3/29/2007

Tumbling Tumbleweeds



Images from the Bozeman Daily Chronicle galleries

BOZEMAN, Mont. - Montana residents are used to digging themselves out after heavy snowstorms, but residents of one neighborhood had to put a snowplow to different use: clearing mounds of tumbleweed from their driveways.

Winds flooded a Springhill-area neighborhood with tumbleweed Tuesday, covering sheds, burying mailboxes and blocking a street and driveways. (MSNBC, March 28, 2007)

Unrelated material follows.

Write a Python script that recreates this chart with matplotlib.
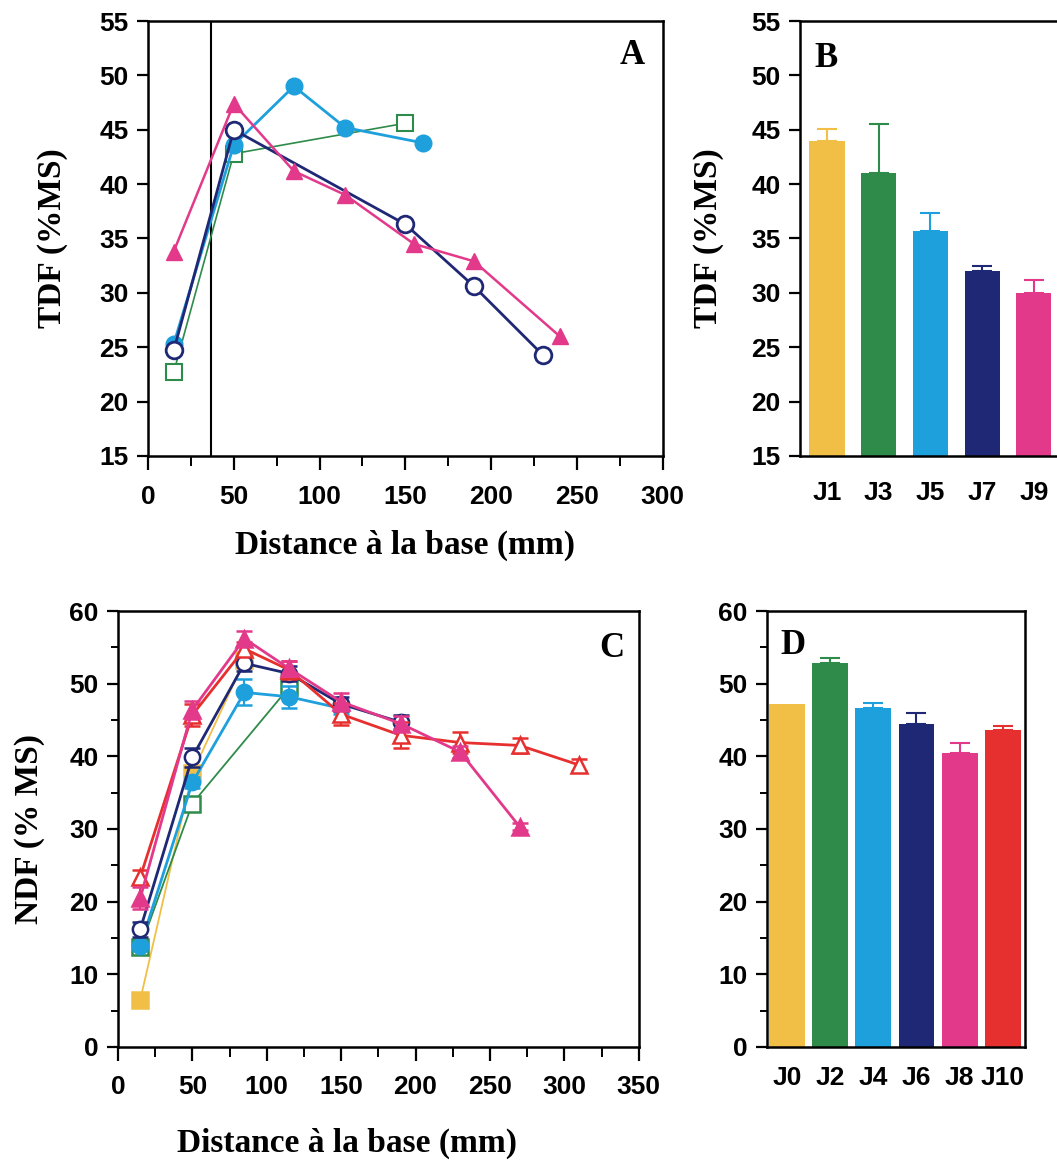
import matplotlib
matplotlib.use("Agg")
import matplotlib.pyplot as plt
from matplotlib.ticker import MultipleLocator

# --- couleurs ---
JAUNE = "#F1BF45"
VERT = "#2E8B4A"
CYAN = "#1EA0DC"
MARINE = "#1F2874"
ROSE = "#E3398A"
ROUGE = "#E6302F"

# --- Panneau A : TDF selon la distance a la base ---
a_rose_x = [15, 50, 85, 115, 155, 190, 240]
a_rose_y = [33.8, 47.4, 41.2, 39.0, 34.5, 32.9, 26.0]
a_marine_x = [15, 50, 150, 190, 230]
a_marine_y = [24.7, 45.0, 36.3, 30.6, 24.3]
a_cyan_x = [15, 50, 85, 115, 160]
a_cyan_y = [25.3, 43.6, 49.0, 45.2, 43.8]
a_vert_x = [15, 50, 150]
a_vert_y = [22.7, 42.8, 45.6]
a_limite = 37  # trait vertical

# --- Panneau B : TDF par jour ---
b_jours = ["J1", "J3", "J5", "J7", "J9"]
b_tdf = [44.0, 41.0, 35.7, 32.0, 30.0]
b_err = [1.1, 4.5, 1.6, 0.5, 1.2]
b_couleurs = [JAUNE, VERT, CYAN, MARINE, ROSE]

# --- Panneau C : NDF selon la distance a la base ---
c_jaune_x = [15, 50, 85]
c_jaune_y = [6.5, 37.7, 53.2]
c_jaune_e = [0.5, 0.5, 0.5]
c_vert_x = [15, 50, 115]
c_vert_y = [13.7, 33.5, 49.5]
c_vert_e = [0.5, 0.6, 0.8]
c_cyan_x = [15, 50, 85, 115, 150]
c_cyan_y = [13.9, 36.4, 48.8, 48.2, 46.6]
c_cyan_e = [0.6, 0.8, 1.8, 1.5, 0.8]
c_marine_x = [15, 50, 85, 115, 150, 190]
c_marine_y = [16.2, 39.9, 52.8, 51.4, 47.2, 44.7]
c_marine_e = [1.0, 1.3, 1.0, 1.0, 1.0, 1.0]
c_rouge_x = [15, 50, 85, 115, 150, 190, 230, 270, 310]
c_rouge_y = [23.4, 45.7, 54.8, 51.9, 45.8, 42.9, 41.9, 41.5, 38.8]
c_rouge_e = [1.0, 1.5, 1.0, 1.2, 1.5, 1.8, 1.5, 1.0, 0.8]
c_rose_x = [15, 50, 85, 115, 150, 190, 230, 270]
c_rose_y = [20.5, 46.4, 56.2, 52.1, 47.5, 44.5, 40.6, 30.3]
c_rose_e = [1.5, 1.2, 1.0, 1.0, 1.2, 1.0, 0.8, 0.5]

# --- Panneau D : NDF par jour ---
d_jours = ["J0", "J2", "J4", "J6", "J8", "J10"]
d_ndf = [47.2, 52.9, 46.7, 44.5, 40.5, 43.6]
d_err = [0.0, 0.6, 0.7, 1.5, 1.3, 0.6]
d_couleurs = [JAUNE, VERT, CYAN, MARINE, ROSE, ROUGE]

SERIF = "Liberation Serif"
SANS = "Liberation Sans"
plt.rcParams["font.family"] = SANS
plt.rcParams["font.weight"] = "bold"

fig = plt.figure(figsize=(10.57, 11.69), dpi=100)
axA = fig.add_axes([0.140, 0.610, 0.487, 0.372])
axB = fig.add_axes([0.757, 0.610, 0.247, 0.372])
axC = fig.add_axes([0.1116, 0.1044, 0.4927, 0.3729])
axD = fig.add_axes([0.7256, 0.1044, 0.2441, 0.3729])


def cadre(ax):
    for s in ax.spines.values():
        s.set_linewidth(1.8)
    ax.tick_params(axis="both", which="major", direction="out", length=8,
                   width=1.6, labelsize=19, pad=6)
    ax.tick_params(axis="both", which="minor", direction="out", length=5,
                   width=1.4)
    for lab in ax.get_xticklabels() + ax.get_yticklabels():
        lab.set_fontweight("bold")


def label_font(size=24):
    return dict(family=SERIF, fontweight="bold", fontsize=size)


# ---------- A ----------
axA.plot(a_vert_x, a_vert_y, color=VERT, lw=1.2, marker="s", ms=11,
         mfc="white", mec=VERT, mew=1.5, zorder=2)
axA.plot(a_cyan_x, a_cyan_y, color=CYAN, lw=2, marker="o", ms=12,
         mfc=CYAN, mec=CYAN, zorder=3)
axA.plot(a_marine_x, a_marine_y, color=MARINE, lw=2, marker="o", ms=12,
         mfc="white", mec=MARINE, mew=2, zorder=4)
axA.plot(a_rose_x, a_rose_y, color=ROSE, lw=1.8, marker="^", ms=12,
         mfc=ROSE, mec=ROSE, zorder=5)
axA.axvline(a_limite, color="black", lw=1.5, zorder=1)
axA.set_xlim(0, 300)
axA.set_ylim(15, 55)
axA.xaxis.set_major_locator(MultipleLocator(50))
axA.xaxis.set_minor_locator(MultipleLocator(25))
axA.yaxis.set_major_locator(MultipleLocator(5))
cadre(axA)
axA.tick_params(axis="x", which="major", length=10, pad=11)
axA.tick_params(axis="x", which="minor", length=7)
axA.set_ylabel("TDF (%MS)", **label_font())
axA.yaxis.set_label_coords(-0.155, 0.5)
axA.set_xlabel("Distance à la base (mm)", **label_font())
axA.xaxis.set_label_coords(0.5, -0.17)
axA.text(0.94, 0.92, "A", transform=axA.transAxes, ha="center", va="center",
         **label_font(25))

# ---------- B ----------
xb = list(range(len(b_jours)))
axB.bar(xb, b_tdf, width=0.68, color=b_couleurs, bottom=0)
for x, v, e, c in zip(xb, b_tdf, b_err, b_couleurs):
    axB.errorbar(x, v, yerr=[[0], [e]], color=c, capsize=7, capthick=1.5,
                 elinewidth=1.5, fmt="none")
axB.set_xlim(-0.52, 4.53)
axB.set_ylim(15, 55)
axB.yaxis.set_major_locator(MultipleLocator(5))
axB.set_xticks(xb)
axB.set_xticklabels(b_jours)
cadre(axB)
axB.tick_params(axis="x", length=0, pad=18)
axB.set_ylabel("TDF (%MS)", **label_font())
axB.yaxis.set_label_coords(-0.29, 0.5)
axB.text(0.10, 0.915, "B", transform=axB.transAxes, ha="center", va="center",
         **label_font(25))

# ---------- C ----------
series_c = [
    (c_jaune_x, c_jaune_y, c_jaune_e, JAUNE, "s", JAUNE),
    (c_vert_x, c_vert_y, c_vert_e, VERT, "s", "white"),
    (c_cyan_x, c_cyan_y, c_cyan_e, CYAN, "o", CYAN),
    (c_marine_x, c_marine_y, c_marine_e, MARINE, "o", "white"),
    (c_rouge_x, c_rouge_y, c_rouge_e, ROUGE, "^", "white"),
    (c_rose_x, c_rose_y, c_rose_e, ROSE, "^", ROSE),
]
for i, (xs, ys, es, col, mk, fc) in enumerate(series_c):
    lw = 1.3 if col in (JAUNE, VERT) else 2
    axC.errorbar(xs, ys, yerr=es, color=col, lw=lw, marker=mk, ms=11,
                 mfc=fc, mec=col, mew=1.8, capsize=6, capthick=1.5,
                 elinewidth=1.5, zorder=2 + i)
axC.set_xlim(0, 350)
axC.set_ylim(0, 60)
axC.xaxis.set_major_locator(MultipleLocator(50))
axC.xaxis.set_minor_locator(MultipleLocator(25))
axC.yaxis.set_major_locator(MultipleLocator(10))
axC.yaxis.set_minor_locator(MultipleLocator(5))
cadre(axC)
axC.tick_params(axis="x", which="major", length=10, pad=10)
axC.tick_params(axis="x", which="minor", length=7)
axC.set_ylabel("NDF (% MS)", **label_font())
axC.yaxis.set_label_coords(-0.14, 0.5)
axC.set_xlabel("Distance à la base (mm)", **label_font())
axC.xaxis.set_label_coords(0.44, -0.185)
axC.text(0.948, 0.915, "C", transform=axC.transAxes, ha="center",
         va="center", **label_font(25))

# ---------- D ----------
xd = list(range(len(d_jours)))
axD.bar(xd, d_ndf, width=0.83, color=d_couleurs)
for x, v, e, c in zip(xd, d_ndf, d_err, d_couleurs):
    if e > 0:
        axD.errorbar(x, v, yerr=[[0], [e]], color=c, capsize=7, capthick=1.5,
                     elinewidth=1.5, fmt="none")
axD.set_xlim(-0.46, 5.51)
axD.set_ylim(0, 60)
axD.yaxis.set_major_locator(MultipleLocator(10))
axD.yaxis.set_minor_locator(MultipleLocator(5))
axD.set_xticks(xd)
axD.set_xticklabels(d_jours)
cadre(axD)
axD.tick_params(axis="x", length=0, pad=14)
axD.text(0.10, 0.922, "D", transform=axD.transAxes, ha="center", va="center",
         **label_font(25))

fig.savefig("out.png", dpi=100)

There is a distinct possibility this may be of interest only to my mother and me. There was a tumbleweed storm in Bozeman this Tuesday. I grew up in the Midwest and delivered newspapers from age 7 through 16 so let's just say I had an 'intimate' relationship with the weather there . We had horizontal hail storms, big drifting blizzards, tornadoes, June bug infestations, occasional dust storms, and the ever present ugly humidity making everything feel hotter and colder than the actual temperature. (In fact I can recall the year, a guy named Einstein I think, came up with the "wind chill factor" to reflect the whole sense of 'it really feels colder than what the temperature gauge says'.) Anyway, I had never heard of a tumbleweed storm. This is clearly a Western weather phenomena. There were dozens of newspapers across the country that picked up the Bozeman tumbleweed storm story, including those in Montana, but none published the pics for some reason. (including the Bozeman Chronicle!)